“Enquanto eu estiver trabalhando, das oito da manhã às dez da noite, não terei candidato, mas depois do expediente vou para o palanque”, disse duas vezes neste mês o presidente que nunca trabalhou das oito da manhã às dez da noite, aparece no local do emprego só de vez em quando, passa a maior parte do tempo fora de Brasília, ficou longe do gabinete no Planalto mais de um ano dos quase oito de governo, não desce do palanque desde o dia da posse, tem candidata desde 2007, faz um comício por dia há dois anos e agora se dedica em tempo integral à campanha de Dilma Rousseff.
Deveria ter evitado a reprise da fantasia, soube no fim de semana. Intrigado com a dupla menção a esse misterioso “expediente”, o deputado Paulo Bornhausen, líder do DEM na Câmara, resolveu desvendar o enigma com um pedido de informações encaminhado no último sábado à chefia da Casa Civil. O parlamentar quer saber da ministra Erenice Guerra quantos dias por semana, e quantas horas por dia, o chefe de governo dedica ao serviço da nação. Por Augusto Nunes - Veja Online
“É preciso que o Palácio do Planalto esclareça qual é o expediente do presidente Lula, para que a própria Justiça tenha um parâmetro para verificar se ele faz campanha em horário de trabalho”, lembra Bornhausen, interessado em conhecer sobretudo “os horários de início e término da jornada de trabalho?”. Melhor amiga de Dilma Rousseff, Erenice é bastante inventiva. Inventou, por exemplo, um dossiê destinado a transformar Fernando Henrique e Ruth Cardoso em campeões da gastança. Também inventou álibis para que Dilma pudesse jurar que jamais conversou com Lina Vieira. Vai tentar agora inventar o expediente que não há.
Lula acha que existe, e que pode fazer o que quiser depois de cumpri-lo. Já no crepúsculo do segundo mandato, ele nunca entendeu que o chefe do Poder Executivo ─ diferentemente de um torneiro-mecânico ─ não obedece a turnos, não trabalha em meio período, nem é liberado no fim da tarde para brincar de cabo eleitoral. Nunca entendeu que o presidente, do momento da posse à hora do adeus, encarna todo o tempo uma instituição. E é tarde para compreender que continua a ser presidente mesmo quando entrega o cargo ao vice para sair de férias, para sair pelo mundo ou para sair por aí com um isopor na cabeça.

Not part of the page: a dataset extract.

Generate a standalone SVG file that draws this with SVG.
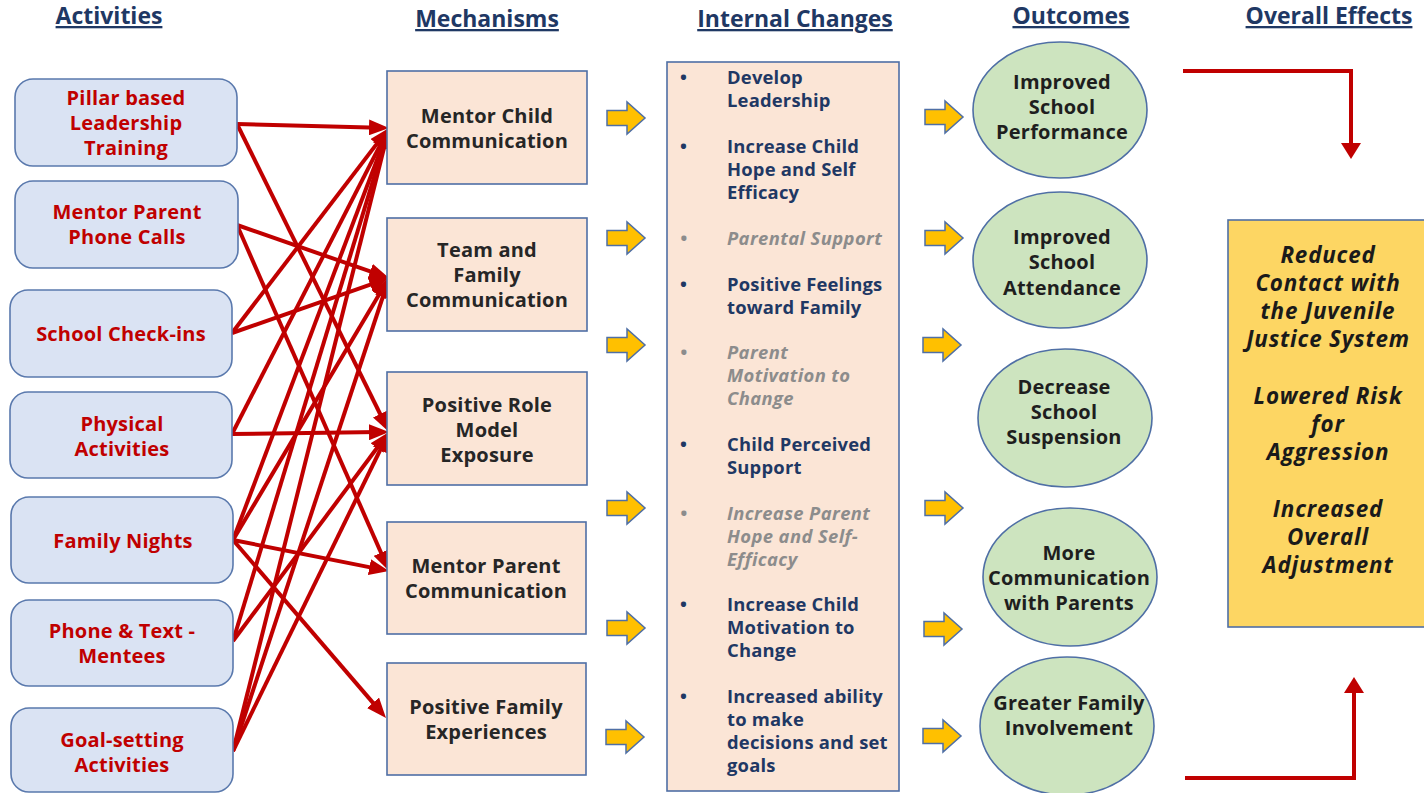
<svg xmlns="http://www.w3.org/2000/svg" width="1424" height="793" viewBox="0 0 1424 793">
<style>
.hdr{font-family:"Open Sans","Liberation Sans",sans-serif;font-weight:bold;font-size:23px;fill:#1f3864;text-anchor:middle;text-decoration:underline}
.act rect{fill:#dae3f3;stroke:#5a79ad;stroke-width:1.6}
.act text{font-family:"Open Sans","Liberation Sans",sans-serif;font-weight:bold;font-size:20px;letter-spacing:0.2px;fill:#c00000;text-anchor:middle}
.mech rect{fill:#fbe5d6;stroke:#4f6fa5;stroke-width:1.6}
.mech text{font-family:"Open Sans","Liberation Sans",sans-serif;font-weight:bold;font-size:20px;letter-spacing:0.2px;fill:#262626;text-anchor:middle}
.ic text{font-family:"Open Sans","Liberation Sans",sans-serif;font-size:18.4px}
.ic .b{font-weight:bold;fill:#1f3864;letter-spacing:0.2px}
.ic .g{font-weight:bold;font-style:italic;fill:#8c8c8c;letter-spacing:0.4px}
.out ellipse{fill:#cde4bf;stroke:#4f6fa5;stroke-width:1.6}
.out text{font-family:"Open Sans","Liberation Sans",sans-serif;font-weight:bold;font-size:20px;letter-spacing:0.2px;fill:#1e1e1e;text-anchor:middle}
.eff rect{fill:#fdd663;stroke:#4f6fa5;stroke-width:1.6}
.eff text{font-family:"Open Sans","Liberation Sans",sans-serif;font-weight:bold;font-style:italic;font-size:22.4px;letter-spacing:0.8px;fill:#1a1a1a;text-anchor:middle}
.con line{stroke:#c00000;stroke-width:4;marker-end:url(#ah)}
.ya{fill:#ffc000;stroke:#4f6fa5;stroke-width:1.5;stroke-linejoin:miter}
.big{fill:none;stroke:#c00000;stroke-width:4}
</style>
<defs>
<marker id="ah" viewBox="0 0 10 8" refX="5" refY="4" markerWidth="5" markerHeight="4" orient="auto" markerUnits="strokeWidth">
<path d="M0,0 L10,4 L0,8 Z" fill="#c00000"/>
</marker>
<path id="yarrow" class="ya" d="M0,-7.5 H20 V-16 L38,0 L20,16 V7.5 H0 Z"/>
</defs>
<rect width="1424" height="793" fill="#ffffff"/>

<g id="headers">
<text class="hdr" x="109" y="24">Activities</text>
<text class="hdr" x="487" y="27">Mechanisms</text>
<text class="hdr" x="795" y="27">Internal Changes</text>
<text class="hdr" x="1071" y="24">Outcomes</text>
<text class="hdr" x="1329" y="24">Overall Effects</text>
</g>

<g id="connectors" class="con">
<line x1="237" y1="124" x2="379" y2="127.7"/>
<line x1="237" y1="124" x2="384.6" y2="423"/>
<line x1="237" y1="225" x2="379.6" y2="274.7"/>
<line x1="237" y1="225" x2="385" y2="561.8"/>
<line x1="232" y1="333" x2="382.9" y2="135.9"/>
<line x1="232" y1="333" x2="379.6" y2="281.3"/>
<line x1="232" y1="434" x2="384.4" y2="136.9"/>
<line x1="232" y1="434" x2="379" y2="432.1"/>
<line x1="233" y1="540" x2="385.5" y2="137.4"/>
<line x1="233" y1="540" x2="383.9" y2="286.6"/>
<line x1="233" y1="540" x2="379.2" y2="569.1"/>
<line x1="233" y1="540" x2="379.5" y2="710.4"/>
<line x1="233" y1="641" x2="386.1" y2="137.6"/>
<line x1="233" y1="641" x2="383" y2="440"/>
<line x1="233" y1="751" x2="386.6" y2="137.7"/>
<line x1="233" y1="751" x2="385.9" y2="287.5"/>
<line x1="233" y1="751" x2="384.6" y2="441"/>
</g>

<g id="act1" class="act"><rect x="15" y="79" width="222" height="87" rx="18"/>
<text x="126" y="105">Pillar based<tspan x="126" dy="25">Leadership</tspan><tspan x="126" dy="25">Training</tspan></text></g>
<g id="act2" class="act"><rect x="15" y="181" width="223" height="87" rx="18"/>
<text x="127" y="219">Mentor Parent<tspan x="127" dy="25">Phone Calls</tspan></text></g>
<g id="act3" class="act"><rect x="10" y="290" width="222" height="87" rx="18"/>
<text x="121" y="341">School Check-ins</text></g>
<g id="act4" class="act"><rect x="10" y="392" width="222" height="86" rx="18"/>
<text x="122" y="431">Physical<tspan x="122" dy="25">Activities</tspan></text></g>
<g id="act5" class="act"><rect x="11" y="497" width="222" height="86" rx="18"/>
<text x="123" y="548">Family Nights</text></g>
<g id="act6" class="act"><rect x="11" y="600" width="222" height="86" rx="18"/>
<text x="122" y="638">Phone &amp; Text -<tspan x="122" dy="25">Mentees</tspan></text></g>
<g id="act7" class="act"><rect x="11" y="708" width="222" height="84" rx="18"/>
<text x="122" y="747">Goal-setting<tspan x="122" dy="25">Activities</tspan></text></g>

<g id="mech1" class="mech"><rect x="387" y="71" width="200" height="113"/>
<text x="487" y="123">Mentor Child<tspan x="487" dy="25">Communication</tspan></text></g>
<g id="mech2" class="mech"><rect x="387" y="218" width="200" height="113"/>
<text x="487" y="257">Team and<tspan x="487" dy="25">Family</tspan><tspan x="487" dy="25">Communication</tspan></text></g>
<g id="mech3" class="mech"><rect x="387" y="372" width="200" height="113"/>
<text x="487" y="412">Positive Role<tspan x="487" dy="25">Model</tspan><tspan x="487" dy="25">Exposure</tspan></text></g>
<g id="mech4" class="mech"><rect x="387" y="522" width="199" height="112"/>
<text x="486" y="573">Mentor Parent<tspan x="486" dy="25">Communication</tspan></text></g>
<g id="mech5" class="mech"><rect x="387" y="663" width="199" height="112"/>
<text x="486" y="714">Positive Family<tspan x="486" dy="25">Experiences</tspan></text></g>

<g id="yellow-arrows-left">
<use href="#yarrow" x="607" y="118"/>
<use href="#yarrow" x="607" y="238"/>
<use href="#yarrow" x="607" y="345"/>
<use href="#yarrow" x="607" y="508"/>
<use href="#yarrow" x="607" y="628"/>
<use href="#yarrow" x="606" y="737"/>
</g>

<g id="internal-changes" class="ic">
<rect x="667" y="62" width="232" height="729" fill="#fbe5d6" stroke="#4f6fa5" stroke-width="1.6"/>
<text class="b" x="680" y="84">•</text><text class="b" x="727" y="84">Develop<tspan x="727" dy="23">Leadership</tspan></text>
<text class="b" x="680" y="153">•</text><text class="b" x="727" y="153">Increase Child<tspan x="727" dy="23">Hope and Self</tspan><tspan x="727" dy="23">Efficacy</tspan></text>
<text class="g" x="680" y="245">•</text><text class="g" x="727" y="245">Parental Support</text>
<text class="b" x="680" y="291">•</text><text class="b" x="727" y="291">Positive Feelings<tspan x="727" dy="23">toward Family</tspan></text>
<text class="g" x="680" y="359">•</text><text class="g" x="727" y="359">Parent<tspan x="727" dy="23">Motivation to</tspan><tspan x="727" dy="23">Change</tspan></text>
<text class="b" x="680" y="451">•</text><text class="b" x="727" y="451">Child Perceived<tspan x="727" dy="23">Support</tspan></text>
<text class="g" x="680" y="520">•</text><text class="g" x="727" y="520">Increase Parent<tspan x="727" dy="23">Hope and Self-</tspan><tspan x="727" dy="23">Efficacy</tspan></text>
<text class="b" x="680" y="611">•</text><text class="b" x="727" y="611">Increase Child<tspan x="727" dy="23">Motivation to</tspan><tspan x="727" dy="23">Change</tspan></text>
<text class="b" x="680" y="703">•</text><text class="b" x="727" y="703">Increased ability<tspan x="727" dy="23">to make</tspan><tspan x="727" dy="23">decisions and set</tspan><tspan x="727" dy="23">goals</tspan></text>
</g>

<g id="yellow-arrows-right">
<use href="#yarrow" x="925" y="117"/>
<use href="#yarrow" x="925" y="238"/>
<use href="#yarrow" x="923" y="345"/>
<use href="#yarrow" x="925" y="508"/>
<use href="#yarrow" x="924" y="629"/>
<use href="#yarrow" x="923" y="736"/>
</g>

<g id="out1" class="out"><ellipse cx="1060" cy="110" rx="87" ry="68"/>
<text x="1062" y="89">Improved<tspan x="1062" dy="25">School</tspan><tspan x="1062" dy="25">Performance</tspan></text></g>
<g id="out2" class="out"><ellipse cx="1060" cy="260" rx="87" ry="68"/>
<text x="1062" y="244">Improved<tspan x="1062" dy="25">School</tspan><tspan x="1062" dy="26">Attendance</tspan></text></g>
<g id="out3" class="out"><ellipse cx="1065" cy="418" rx="87" ry="69"/>
<text x="1064" y="394">Decrease<tspan x="1064" dy="25">School</tspan><tspan x="1064" dy="25">Suspension</tspan></text></g>
<g id="out4" class="out"><ellipse cx="1070" cy="577" rx="87" ry="69"/>
<text x="1069" y="560">More<tspan x="1069" dy="25">Communication</tspan><tspan x="1069" dy="25">with Parents</tspan></text></g>
<g id="out5" class="out"><ellipse cx="1067" cy="726" rx="87" ry="69"/>
<text x="1069" y="710">Greater Family<tspan x="1069" dy="25">Involvement</tspan></text></g>

<g id="effect-arrows">
<path class="big" d="M1183,71 H1351 V144"/>
<path d="M1341,143 L1361,143 L1351,159 Z" fill="#c00000"/>
<path class="big" d="M1185,778 H1354 V692"/>
<path d="M1344,693 L1364,693 L1354,677 Z" fill="#c00000"/>
</g>

<g id="overall" class="eff"><rect x="1228" y="220" width="210" height="407"/>
<text x="1328" y="263">Reduced<tspan x="1328" dy="28">Contact with</tspan><tspan x="1328" dy="28">the Juvenile</tspan><tspan x="1328" dy="28">Justice System</tspan></text>
<text x="1328" y="404">Lowered Risk<tspan x="1328" dy="28">for</tspan><tspan x="1328" dy="28">Aggression</tspan></text>
<text x="1328" y="517">Increased<tspan x="1328" dy="28">Overall</tspan><tspan x="1328" dy="28">Adjustment</tspan></text></g>
</svg>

Acreditar que só se é presidente durante parte do dia é um equívoco de bom tamanho. Insistir na crendice depois de consumado o sumiço do expediente é uma agressão à sensatez ─ e uma afronta à lei. Já faz muito tempo que Lula não despacha com ministros, não consegue lembrar o nome de muitos deles, não examina documentos, estudos ou relatórios, não lê a papelada que assina, não consulta quem entende do assunto para tomar qualquer decisão, não se interessa por questões administrativas.
Se a legislação em vigor valesse para todos os brasileiros, o presidente da República não escaparia da demissão por abandono de emprego.